Chittampalam Gardiner (1899-1960), a Jaffna Tamil from Achchuveli was a pioneer in the entertainment industry and had started exhibiting movies through Ceylon Theatres Limited since 1928. He was keen on making Sinhala films and readily agreed to produce ‘Asokamala’ when its script writer Shanthi Kumar Seneviratne approached him. The shooting commenced at Central Studio, Coimbatore with T.R.Gopu, an editor in the Studio, joining Shanthi Kumar as co-director. The camera was handled by M. Masthan, who later directed several Sinhala films. “The trend set by the fore-runner ‘Kadavunu Poronduwa’ of unabashedly copying the formula-ridden South Indian cinema- was deepened by ‘Asokamala’ (released in April 1947) and the critics of the time including the doyen of Sinhala letters Martin Wickramasinghe, justifiably, were very harsh in their reviews”, the authors say. In a lengthy review, Martin Wickramasinghe pointed out that the film not only distorted history but also misinterpreted the so-called historical divide between the Sinhala and Tamil people.

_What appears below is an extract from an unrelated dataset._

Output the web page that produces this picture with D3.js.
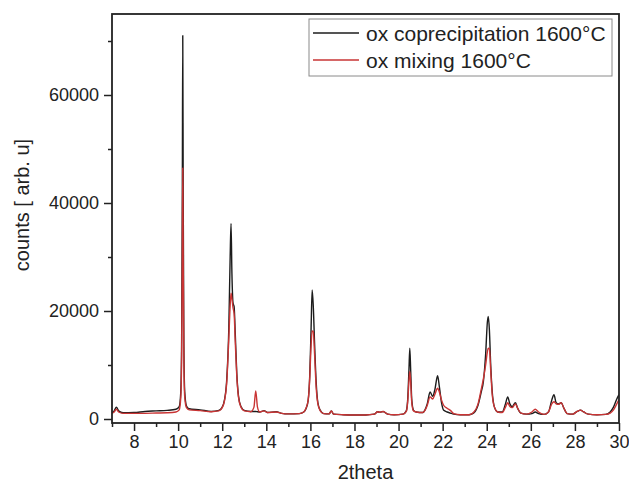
<!DOCTYPE html>
<html>
<head>
<meta charset="utf-8">
<script src="https://cdn.jsdelivr.net/npm/d3@7"></script>
<style>
  html, body { margin: 0; padding: 0; background: #fff; }
  svg { display: block; font-family: "Liberation Sans", Arial, sans-serif; }
</style>
</head>
<body>
<svg id="chart" width="629" height="483"></svg>
<script>
// 2theta sample positions (shared by both patterns)
const twoTheta = [7.0,7.1,7.2,7.3,7.5,8.0,8.5,9.0,9.5,9.9,10.05,10.12,10.16,10.19,10.21,10.23,10.26,10.3,10.38,10.5,
  11.0,11.5,11.85,12.0,12.1,12.2,12.3,12.36,12.4,12.44,12.49,12.54,12.59,12.66,12.74,12.85,13.0,13.3,13.44,13.52,13.6,13.7,
  13.9,14.05,14.45,14.7,15.0,15.5,15.7,15.8,15.9,15.97,16.03,16.08,16.13,16.19,16.26,16.34,16.45,16.6,16.85,16.95,17.05,
  17.5,18.0,18.5,18.9,19.05,19.15,19.3,19.5,19.8,20.2,20.35,20.42,20.47,20.51,20.55,20.6,20.68,20.8,21.1,21.2,21.3,21.43,
  21.55,21.65,21.77,21.85,21.95,22.05,22.2,22.35,22.5,22.8,23.2,23.4,23.6,23.75,23.85,23.95,24.03,24.07,24.12,24.18,24.25,
  24.35,24.5,24.7,24.85,24.95,25.05,25.15,25.3,25.4,25.55,25.8,26.05,26.2,26.35,26.6,26.8,26.95,27.05,27.15,27.25,27.38,
  27.5,27.65,27.9,28.1,28.25,28.4,28.6,29.0,29.4,29.6,29.75,29.9,30.0];

// ox coprecipitation 1600°C (black)
const coprecipitation = [1200,1500,2200,1500,1150,1200,1400,1500,1600,1800,2300,5000,15000,42000,71000,42000,14000,5000,2400,1900,
  1700,1400,1600,2200,3500,7000,17000,30000,36200,27000,21500,20800,16000,8500,4200,2300,1600,1400,1400,1400,1350,1300,
  1550,1200,1350,1050,950,1000,1300,1900,3500,8000,16500,23900,21000,14000,7000,3000,1600,1000,950,1500,900,
  800,750,750,900,1350,1250,1400,900,800,900,1500,4000,9000,13100,9000,3500,1600,1300,1200,1700,2800,5000,
  4200,5500,8000,6000,3000,1600,1300,1100,900,800,800,1100,2500,5000,7000,12000,18000,19000,16500,10000,5000,
  2200,1300,1300,2800,4100,2800,2300,3000,2000,1100,900,1000,1300,1000,850,1300,3500,4500,3000,2800,3000,
  2000,1000,900,1400,1650,1300,900,800,850,1300,2200,3700,4500];

// ox mixing 1600°C (red)
const mixing = [1100,1300,1800,1300,1050,1050,1050,1100,1150,1300,1700,4000,12000,30000,46500,30000,11000,4000,2100,1700,
  1550,1350,1500,2100,3300,6500,15000,21000,23300,22300,20600,19500,14500,8000,4000,2200,1500,1350,2200,5200,2200,1300,
  1500,1200,1300,1050,950,1000,1300,2000,3500,7500,13500,16300,16200,12000,6000,2800,1500,1000,950,1500,900,
  800,750,750,900,1350,1250,1400,900,800,900,1400,3500,7000,8800,6800,3000,1500,1300,1200,1600,2500,4100,
  3700,4600,5700,5000,3500,2500,2000,1600,1000,800,800,1200,2700,5500,7500,10000,12500,13100,13000,9000,4500,
  2200,1300,1200,2200,3000,2300,2100,2800,2000,1100,900,1300,1800,1300,850,1300,2800,3200,2800,2700,3000,
  2000,1000,900,1400,1650,1300,900,800,850,1100,1700,2800,3600];

const seriesNames = ["ox coprecipitation 1600°C", "ox mixing 1600°C"];
const seriesColors = ["#1c1c1c", "#c93434"];
const xMajorTicks = [8,10,12,14,16,18,20,22,24,26,28,30];
const xMinorTicks = [7,9,11,13,15,17,19,21,23,25,27,29];
const yMajorTicks = [0,20000,40000,60000];
const yMinorTicks = [10000,30000,50000,70000];
const xLabel = "2theta";
const yLabel = "counts [ arb. u]";

const W = 629, H = 483;
const margin = {left: 112, top: 14, right: 10, bottom: 60};
const svg = d3.select("#chart");

const x = d3.scaleLinear().domain([7, 30]).range([margin.left, W - margin.right]);
const y = d3.scaleLinear().domain([-740, 75000]).range([H - margin.bottom, margin.top]);

const data = [coprecipitation, mixing].map(vals => twoTheta.map((t, i) => [t, vals[i]]));

const clipId = "plotclip";
svg.append("defs").append("clipPath").attr("id", clipId)
  .append("rect")
  .attr("x", margin.left).attr("y", margin.top)
  .attr("width", W - margin.left - margin.right)
  .attr("height", H - margin.top - margin.bottom);

const line = d3.line().x(d => x(d[0])).y(d => y(d[1])).curve(d3.curveMonotoneX);

svg.append("g").attr("clip-path", `url(#${clipId})`)
  .selectAll("path").data(data).join("path")
  .attr("d", line)
  .attr("fill", "none")
  .attr("stroke", (d, i) => seriesColors[i])
  .attr("stroke-width", 1.4)
  .attr("stroke-linejoin", "round");

// axes
const axisColor = "#222";
svg.append("g").attr("transform", `translate(0,${H - margin.bottom})`)
  .call(d3.axisBottom(x).tickValues(xMajorTicks).tickSize(8).tickSizeOuter(0).tickPadding(4).tickFormat(d3.format("d")));
svg.append("g").attr("transform", `translate(0,${H - margin.bottom})`)
  .call(d3.axisBottom(x).tickValues(xMinorTicks).tickSize(4).tickSizeOuter(0).tickFormat(""));
svg.append("g").attr("transform", `translate(${margin.left},0)`)
  .call(d3.axisLeft(y).tickValues(yMajorTicks).tickSize(8).tickSizeOuter(0).tickPadding(5).tickFormat(d3.format("d")));
svg.append("g").attr("transform", `translate(${margin.left},0)`)
  .call(d3.axisLeft(y).tickValues(yMinorTicks).tickSize(4).tickSizeOuter(0).tickFormat(""));

svg.selectAll(".domain").remove();
svg.selectAll(".tick line").attr("stroke", axisColor).attr("stroke-width", 1.5);
svg.selectAll(".tick text").attr("fill", axisColor).style("font-size", "18px")
  .style("font-family", "'Liberation Sans', Arial, sans-serif");

// frame
svg.append("rect")
  .attr("x", margin.left).attr("y", margin.top)
  .attr("width", W - margin.left - margin.right)
  .attr("height", H - margin.top - margin.bottom)
  .attr("fill", "none").attr("stroke", axisColor).attr("stroke-width", 1.8);

// axis titles
svg.append("text")
  .attr("x", (margin.left + W - margin.right) / 2).attr("y", 479)
  .attr("text-anchor", "middle").style("font-size", "20px").attr("fill", axisColor)
  .text(xLabel);
svg.append("text")
  .attr("transform", `translate(29,205) rotate(-90)`)
  .attr("text-anchor", "middle").style("font-size", "20px").attr("fill", axisColor)
  .text(yLabel);

// legend
const lg = svg.append("g");
lg.append("rect").attr("x", 309).attr("y", 19).attr("width", 303).attr("height", 57)
  .attr("fill", "#fff").attr("stroke", "#8a8a8a").attr("stroke-width", 1);
seriesNames.forEach((name, i) => {
  const yy = 33 + i * 27;
  lg.append("line").attr("x1", 313).attr("x2", 359).attr("y1", yy).attr("y2", yy)
    .attr("stroke", seriesColors[i]).attr("stroke-width", 1.3);
  lg.append("text").attr("x", 366).attr("y", yy + 8)
    .style("font-size", "21px").attr("fill", axisColor).text(name);
});
</script>
</body>
</html>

‘Sujatha’ (1953), a remake of the Hindi film ‘Badi Behan’ described by the authors as “perhaps first Sinhala film that completely suited to the label of ‘popular cinema’” was a runaway hit. As a trend setter for the subsequent Sinhala films made in the 1950s, it further entrenched the Indian influence on the Sinhala film. The first box-office hit that brought substantial gains to the producer, the film was instrumental in tightening the grip of the Indian popular cinema on the Sinhala movie. A natural outcome was the remaking of a large number of Tamil and Hindi films in Sinhala. These included ‘Varada Kageda’ & ‘Ahankara Sthree’ (1954), ‘Matalang’ (1955), ‘Dostara’ &‘Duppathage Duka’ (1956).

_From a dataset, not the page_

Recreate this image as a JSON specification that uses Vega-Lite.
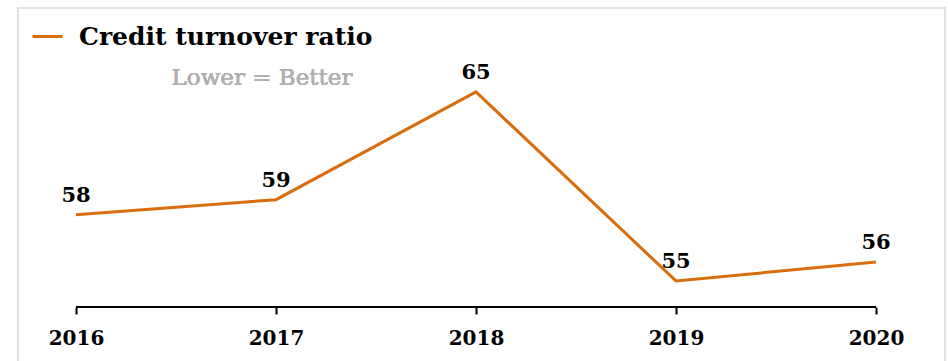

‘Sujatha’ was produced by K. Gunaratnam and directed by T.R. Sundaram, an icon of the early South Indian cinema. The music director was V. Dakshinamurti and Subha Rao and M. Mastan handled the camera. Gunaratnam (1917-89), a Jaffna Tamil by birth, played a key role in the growth of the early Sinhala cinema as a film exhibitor, producer and studio owner. He also provided a new dimension to playback singing by engaging Indian playback singers for his movies. From ‘Sujatha’ onwards, he engaged the most popular South Indian singers Jamuna Rani, K.Rani and A.M. Raja who thrilled the Sinhala audiences with songs such as ‘Premalokenivigiya’ and ’Premagange’. The lead players Prem Jayanth and Florida Jayalath achieved overnight stardom in Sinhala cinema.

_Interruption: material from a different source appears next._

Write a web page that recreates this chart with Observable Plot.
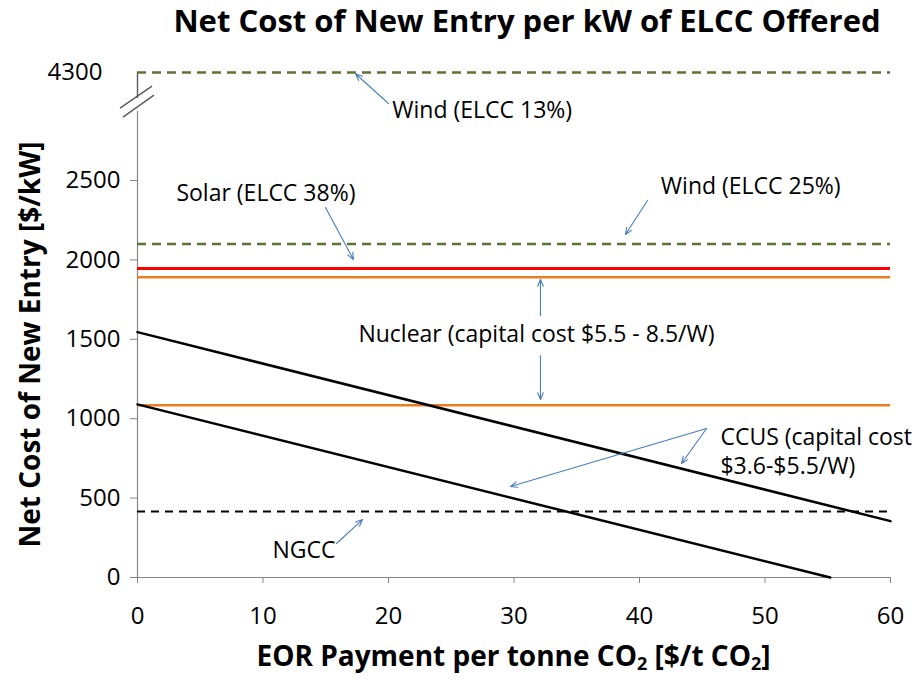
<!DOCTYPE html>
<html><head><meta charset="utf-8">
<script src="https://cdn.jsdelivr.net/npm/d3@7"></script>
<script src="https://cdn.jsdelivr.net/npm/@observablehq/plot@0.6"></script>
<style>body{margin:0;background:#fff;} svg{display:block}</style>
</head><body><div id="chart"></div>
<script>
// ---------- data ----------
const chartTitle = "Net Cost of New Entry per kW of ELCC Offered";
const yLabel = "Net Cost of New Entry [$/kW]";
const xLabelParts = ["EOR Payment per tonne CO", "2", " [$/t CO", "2", "]"];
const xTicks = [0, 10, 20, 30, 40, 50, 60];
const yTicks = [0, 500, 1000, 1500, 2000, 2500];
const brokenTick = 4300;
const xDomain = [0, 60];

// flat reference lines ($/kW)
const flatNames  = ["Wind (ELCC 13%)", "Wind (ELCC 25%)", "Solar (ELCC 38%)", "Nuclear high", "Nuclear low", "NGCC"];
const flatValues = [4300, 2100, 1945, 1890, 1085, 415];

// CCUS lines vs EOR payment
const ccusHighX = [0, 60];
const ccusHighY = [1545, 355];
const ccusLowX  = [0, 55.2];
const ccusLowY  = [1090, 0];

// annotation labels (data coords)
const labelText = ["Wind (ELCC 13%)", "Solar (ELCC 38%)", "Wind (ELCC 25%)", "Nuclear (capital cost $5.5 - 8.5/W)", "CCUS (capital cost", "$3.6-$5.5/W)", "NGCC"];
const labelX = [20.3, 3.1, 41.7, 17.6, 46.45, 46.45, 10.76];
const labelY = [4061, 2418, 2462, 1530, 882, 699, 170];

// annotation arrows (tail -> head, data coords)
const arrowX1 = [20.0, 14.98, 40.64, 32.11, 32.11, 45.34, 45.34, 15.86];
const arrowY1 = [4105, 2330, 2374, 1650, 1398, 938, 938, 214];
const arrowX2 = [17.37, 17.21, 38.88, 32.11, 32.11, 29.72, 43.35, 17.93];
const arrowY2 = [4292, 2002, 2160, 1877, 1121, 573, 718, 365];

// ---------- broken y axis mapping ----------
const breakCut = 3900, breakShift = 1120;
const yDisp = v => v >= breakCut ? v - breakShift : v;
const yTop = yDisp(brokenTick);

// ---------- styles ----------
const olive = "#5E7434", gridGray = "#868686", arrowBlue = "#4A7EBB";
const flatStyle = [
  {stroke: olive, w: 2.6, dash: "9,6"},
  {stroke: olive, w: 2.6, dash: "9,6"},
  {stroke: "#FF0000", w: 3, dash: null},
  {stroke: "#EE7D22", w: 2.5, dash: null},
  {stroke: "#EE7D22", w: 2.5, dash: null},
  {stroke: "#000000", w: 2, dash: "8,6"}
];

const flatMarks = flatValues.map((v, i) => Plot.ruleY([v], {
  y: d => yDisp(d), x1: xDomain[0], x2: xDomain[1],
  stroke: flatStyle[i].stroke, strokeWidth: flatStyle[i].w,
  strokeDasharray: flatStyle[i].dash
}));

const ccusHigh = ccusHighX.map((x, i) => ({x, y: ccusHighY[i]}));
const ccusLow = ccusLowX.map((x, i) => ({x, y: ccusLowY[i]}));
const labels = labelText.map((t, i) => ({t, x: labelX[i], y: labelY[i]}));
const arrows = arrowX1.map((x1, i) => ({x1, y1: arrowY1[i], x2: arrowX2[i], y2: arrowY2[i]}));

const FONT = "'Open Sans', 'Noto Sans', sans-serif";
const TICK_FS = 24;

const plot = Plot.plot({
  width: 912, height: 681,
  marginLeft: 137, marginRight: 22, marginTop: 72, marginBottom: 104,
  x: {domain: xDomain},
  y: {domain: [0, yTop]},
  style: {fontFamily: FONT, background: "#fff", color: "#000", overflow: "visible"},
  marks: [
    // axis lines
    Plot.ruleY([0], {x1: xDomain[0], x2: xDomain[1], stroke: gridGray, strokeWidth: 1.2}),
    Plot.ruleX([0], {y1: 0, y2: 2934, stroke: gridGray, strokeWidth: 1.2}),
    Plot.ruleX([0], {y1: yDisp(4136), y2: yTop, stroke: "#595959", strokeWidth: 1.4}),
    Plot.axisX({ticks: xTicks, tickSize: 6, tickPadding: 23, fontSize: TICK_FS, stroke: gridGray, fill: "#000", label: null, tickFormat: d => String(d)}),
    Plot.axisY({ticks: yTicks, tickSize: 7, tickPadding: 10, fontSize: TICK_FS, stroke: gridGray, fill: "#000", label: null, tickFormat: d => String(d)}),
    Plot.text([brokenTick], {x: 0, y: d => yDisp(d), text: d => String(d), dx: -35, textAnchor: "end", fontSize: TICK_FS, fill: "#000"}),
    // data
    ...flatMarks,
    Plot.line(ccusHigh, {x: "x", y: "y", stroke: "#000", strokeWidth: 2.5}),
    Plot.line(ccusLow, {x: "x", y: "y", stroke: "#000", strokeWidth: 2.5}),
    // annotations
    Plot.arrow(arrows, {x1: "x1", y1: d => yDisp(d.y1), x2: "x2", y2: d => yDisp(d.y2),
      stroke: arrowBlue, strokeWidth: 1.1, headLength: 10, headAngle: 45}),
    Plot.text(labels, {x: "x", y: d => yDisp(d.y), text: "t", textAnchor: "start", fontSize: 23, fill: "#000"}),
    // title
    Plot.text([chartTitle], {frameAnchor: "top", lineAnchor: "middle", dy: -50, dx: 13, text: d => d, fontSize: 31, fontWeight: "bold", fill: "#000"})
  ]
});

document.getElementById("chart").appendChild(plot);

// axis break marks and axis titles (subscripts need tspans)
const sx = plot.scale("x"), sy = plot.scale("y");
const svg = d3.select(plot);
const ax = sx.apply(0), by = sy.apply(2990);
[[-17, 6, 15, -16], [-14, 15, 17, -7]].forEach(([dx1, dy1, dx2, dy2]) => {
  svg.append("line").attr("x1", ax + dx1).attr("y1", by + dy1).attr("x2", ax + dx2).attr("y2", by + dy2)
    .attr("stroke", "#595959").attr("stroke-width", 1.4);
});
const xl = svg.append("text")
  .attr("x", sx.apply((xDomain[0] + xDomain[1]) / 2))
  .attr("y", 666)
  .attr("text-anchor", "middle")
  .attr("font-family", FONT).attr("font-size", 28).attr("font-weight", "bold").attr("fill", "#000");
xLabelParts.forEach((p, i) => {
  const t = xl.append("tspan").text(p);
  if (i % 2 === 1) t.attr("font-size", 18).attr("dy", 4);
  else if (i > 0) t.attr("dy", -4);
});
svg.append("text")
  .attr("transform", `translate(33, ${(sy.apply(0) + sy.apply(yTop)) / 2 + 20}) rotate(-90)`)
  .attr("text-anchor", "middle").attr("dominant-baseline", "middle")
  .attr("font-family", FONT).attr("font-size", 28).attr("font-weight", "bold").attr("fill", "#000")
  .text(yLabel);
</script></body></html>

This is just a glimpse of the in-depth study by Ashley R and Mansoor bringing out some interesting facts on the birth, infancy and the formative years of the Sinhala cinema, which they admit, had remained a difficult and frustrating task. With most of the South Indians and Sri Lankans involved in the film industry during that period being no longer with us and even those who are still around finding it difficult to recollect what happened then, the paucity of literature and information make the task even more difficult. Yet they have achieved a lot through interviews, discussions and unearthing whatever material was available in South India and Sri Lanka. They must be commended for the seriousness with which they have done the job producing a near 200 page publication comprising 17 chapters. It is published by the Network for the Promotion of Asian Cinema (NETPAC) and Asian Film Centre AFC).

Identifying the 1950s decade as the peak of Indian influence, they sum up by saying that the late 1950s and 1960s witnessed the emergence of a class of film makers whose avant garde creations and experiments in the cinematic medium, as a form of visual art, slowly but firmly laid a foundation for an indigenous film industry, in which both mainstream commercial cinema and art cinema co-existed, totally cutting the umbilical cord with South India.

The interesting paradox here is the sheer inability of Tamil main stream cinema to accommodate artistic films into its fold, even after eight decades of its birth, whereas, by the 1970s, creative and innovative film makers of the calibre of Lester James Peries, Dharmasena Pathiraja, Vasantha Obeysekera and D.B. Nihalsingha had established themselves as a force to reckon with in mainstream Sinhala cinema.